**Requirement:**
For the material that follows, list every line containing the word "matplotlib".

**Data extract:**
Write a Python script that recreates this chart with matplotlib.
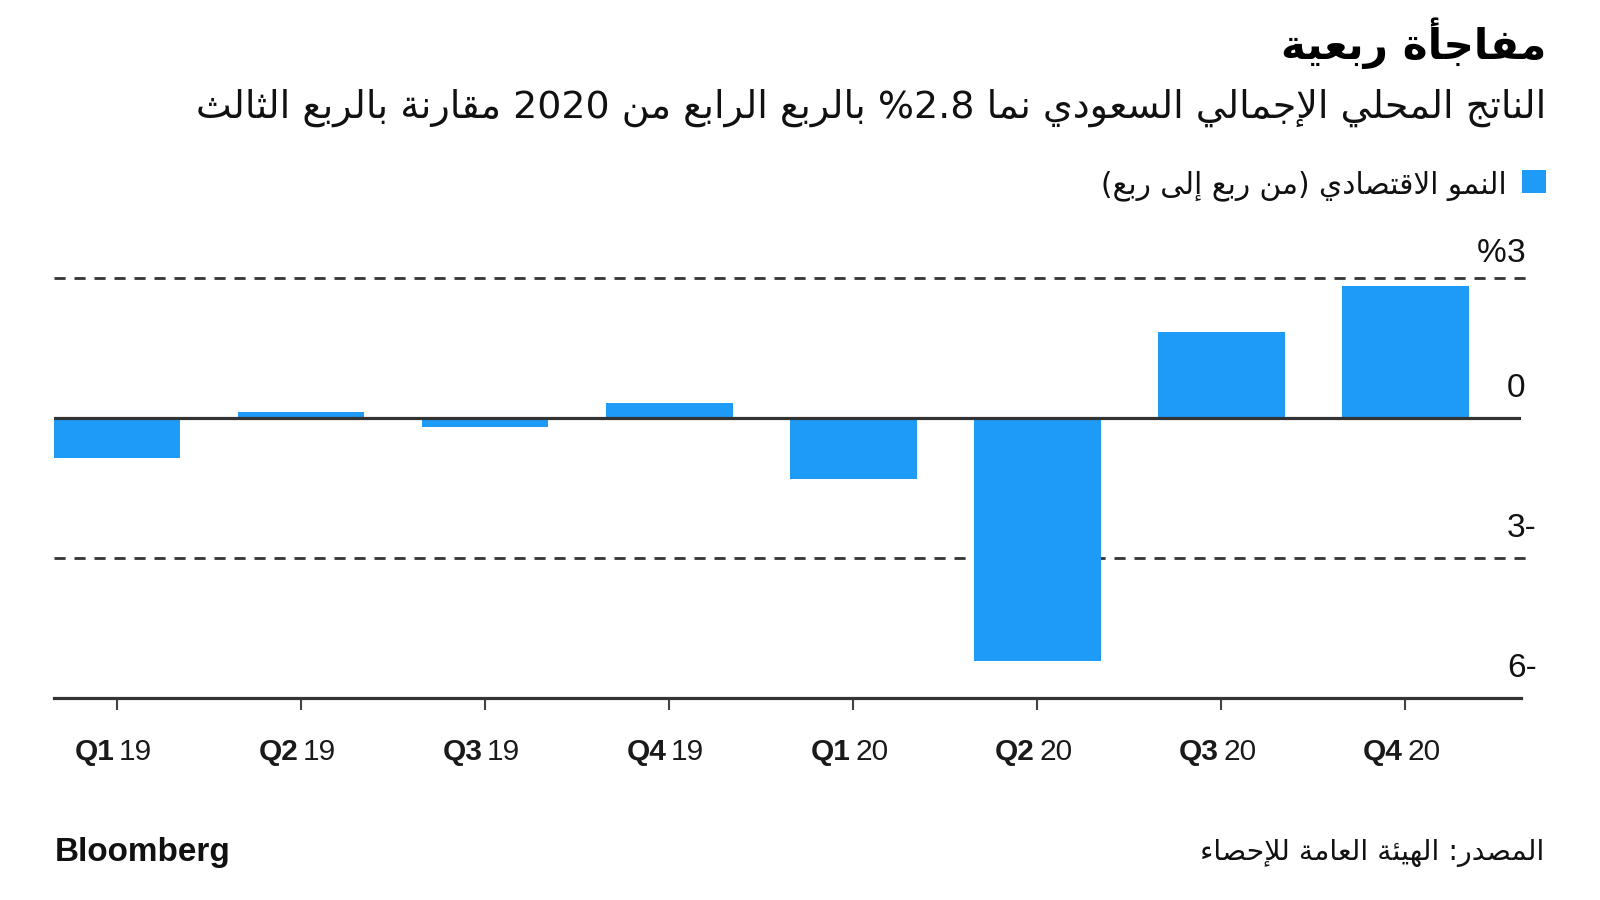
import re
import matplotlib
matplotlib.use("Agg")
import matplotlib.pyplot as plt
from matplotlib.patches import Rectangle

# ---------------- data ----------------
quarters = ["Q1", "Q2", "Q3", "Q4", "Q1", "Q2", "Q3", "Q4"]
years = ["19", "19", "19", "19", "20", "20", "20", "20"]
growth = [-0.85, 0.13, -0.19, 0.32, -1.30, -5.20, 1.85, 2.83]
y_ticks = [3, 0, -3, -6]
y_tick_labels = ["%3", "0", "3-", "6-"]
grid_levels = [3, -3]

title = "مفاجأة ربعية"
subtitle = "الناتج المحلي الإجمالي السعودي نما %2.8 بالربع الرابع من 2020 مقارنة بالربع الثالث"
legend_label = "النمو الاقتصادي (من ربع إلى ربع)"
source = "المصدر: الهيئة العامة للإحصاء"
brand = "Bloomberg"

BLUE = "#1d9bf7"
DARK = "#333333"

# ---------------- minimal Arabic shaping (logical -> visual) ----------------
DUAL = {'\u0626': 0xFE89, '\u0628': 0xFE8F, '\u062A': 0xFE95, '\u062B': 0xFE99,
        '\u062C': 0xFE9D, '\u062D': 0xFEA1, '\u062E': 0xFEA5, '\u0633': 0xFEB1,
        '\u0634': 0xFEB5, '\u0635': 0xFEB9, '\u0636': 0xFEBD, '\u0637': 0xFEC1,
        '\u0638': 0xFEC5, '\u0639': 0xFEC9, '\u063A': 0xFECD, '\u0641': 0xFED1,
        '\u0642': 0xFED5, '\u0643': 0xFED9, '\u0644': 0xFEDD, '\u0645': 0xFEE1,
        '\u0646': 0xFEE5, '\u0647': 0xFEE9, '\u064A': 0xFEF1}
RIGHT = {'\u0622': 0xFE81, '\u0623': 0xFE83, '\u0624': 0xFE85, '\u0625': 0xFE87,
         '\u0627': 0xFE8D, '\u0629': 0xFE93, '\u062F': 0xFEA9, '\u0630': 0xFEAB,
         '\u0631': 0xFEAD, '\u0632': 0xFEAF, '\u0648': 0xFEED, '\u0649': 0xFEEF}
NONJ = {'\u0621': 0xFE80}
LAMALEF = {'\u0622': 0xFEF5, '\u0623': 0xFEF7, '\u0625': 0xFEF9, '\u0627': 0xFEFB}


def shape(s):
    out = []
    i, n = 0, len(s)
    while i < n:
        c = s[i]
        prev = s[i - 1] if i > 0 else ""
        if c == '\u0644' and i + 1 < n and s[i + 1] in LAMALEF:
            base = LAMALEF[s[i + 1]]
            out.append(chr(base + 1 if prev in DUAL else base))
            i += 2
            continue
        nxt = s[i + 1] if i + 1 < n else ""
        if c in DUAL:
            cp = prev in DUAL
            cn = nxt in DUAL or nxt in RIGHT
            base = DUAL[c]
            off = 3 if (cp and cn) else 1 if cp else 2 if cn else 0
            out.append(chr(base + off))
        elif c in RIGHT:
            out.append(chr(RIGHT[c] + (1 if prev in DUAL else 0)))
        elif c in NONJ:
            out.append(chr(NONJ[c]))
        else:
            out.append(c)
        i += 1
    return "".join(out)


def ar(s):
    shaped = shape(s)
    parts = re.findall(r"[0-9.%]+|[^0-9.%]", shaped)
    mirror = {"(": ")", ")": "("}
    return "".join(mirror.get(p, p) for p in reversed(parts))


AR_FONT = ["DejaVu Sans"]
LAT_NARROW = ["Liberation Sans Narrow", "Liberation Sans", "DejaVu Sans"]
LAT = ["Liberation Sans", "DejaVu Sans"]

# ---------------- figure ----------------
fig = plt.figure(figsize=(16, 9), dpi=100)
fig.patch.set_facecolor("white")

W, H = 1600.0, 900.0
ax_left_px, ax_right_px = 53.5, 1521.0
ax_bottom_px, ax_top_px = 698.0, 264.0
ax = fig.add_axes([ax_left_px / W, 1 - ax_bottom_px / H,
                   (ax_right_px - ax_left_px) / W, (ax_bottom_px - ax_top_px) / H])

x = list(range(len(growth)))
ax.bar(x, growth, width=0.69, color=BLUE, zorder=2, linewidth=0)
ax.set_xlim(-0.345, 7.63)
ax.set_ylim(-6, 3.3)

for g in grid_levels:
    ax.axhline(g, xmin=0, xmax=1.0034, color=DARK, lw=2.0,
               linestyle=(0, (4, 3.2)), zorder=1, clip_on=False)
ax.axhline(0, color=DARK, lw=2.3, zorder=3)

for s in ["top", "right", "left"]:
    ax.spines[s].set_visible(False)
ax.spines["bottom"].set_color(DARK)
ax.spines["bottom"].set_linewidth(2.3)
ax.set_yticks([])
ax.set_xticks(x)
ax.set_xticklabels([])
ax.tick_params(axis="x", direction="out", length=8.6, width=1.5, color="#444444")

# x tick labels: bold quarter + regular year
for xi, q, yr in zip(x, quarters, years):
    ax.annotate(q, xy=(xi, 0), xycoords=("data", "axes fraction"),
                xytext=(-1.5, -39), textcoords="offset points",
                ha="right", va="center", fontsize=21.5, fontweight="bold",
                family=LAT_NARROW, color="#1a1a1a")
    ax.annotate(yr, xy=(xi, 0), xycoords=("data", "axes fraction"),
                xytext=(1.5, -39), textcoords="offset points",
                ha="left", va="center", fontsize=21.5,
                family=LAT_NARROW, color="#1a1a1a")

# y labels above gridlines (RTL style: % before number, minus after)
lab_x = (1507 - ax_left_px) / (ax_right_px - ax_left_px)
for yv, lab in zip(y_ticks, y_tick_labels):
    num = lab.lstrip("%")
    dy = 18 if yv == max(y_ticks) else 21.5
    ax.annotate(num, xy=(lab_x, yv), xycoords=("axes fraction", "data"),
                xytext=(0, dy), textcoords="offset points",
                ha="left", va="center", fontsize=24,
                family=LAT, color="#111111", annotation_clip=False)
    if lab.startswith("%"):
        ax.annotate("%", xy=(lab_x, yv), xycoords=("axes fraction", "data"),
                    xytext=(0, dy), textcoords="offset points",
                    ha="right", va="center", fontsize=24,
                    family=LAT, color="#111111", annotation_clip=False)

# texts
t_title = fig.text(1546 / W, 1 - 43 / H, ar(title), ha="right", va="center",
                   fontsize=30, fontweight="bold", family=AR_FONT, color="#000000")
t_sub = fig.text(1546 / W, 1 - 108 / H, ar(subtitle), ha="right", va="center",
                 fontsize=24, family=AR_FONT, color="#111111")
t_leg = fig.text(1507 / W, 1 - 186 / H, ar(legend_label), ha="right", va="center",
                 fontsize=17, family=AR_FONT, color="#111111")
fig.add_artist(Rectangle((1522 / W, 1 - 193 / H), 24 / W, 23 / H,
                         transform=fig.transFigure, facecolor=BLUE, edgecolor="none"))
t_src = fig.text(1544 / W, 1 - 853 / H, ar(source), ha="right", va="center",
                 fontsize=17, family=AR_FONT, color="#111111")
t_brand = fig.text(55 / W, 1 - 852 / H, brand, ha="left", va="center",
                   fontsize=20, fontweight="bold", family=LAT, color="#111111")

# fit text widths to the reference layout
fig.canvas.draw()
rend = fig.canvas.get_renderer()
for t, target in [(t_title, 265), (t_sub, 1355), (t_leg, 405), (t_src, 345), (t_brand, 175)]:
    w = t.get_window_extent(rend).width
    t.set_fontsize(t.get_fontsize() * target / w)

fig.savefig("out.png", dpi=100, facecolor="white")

**Problem solution:**
Write a Python script that recreates this chart with matplotlib.
import matplotlib
matplotlib.use("Agg")
import matplotlib.pyplot as plt
from matplotlib.patches import Rectangle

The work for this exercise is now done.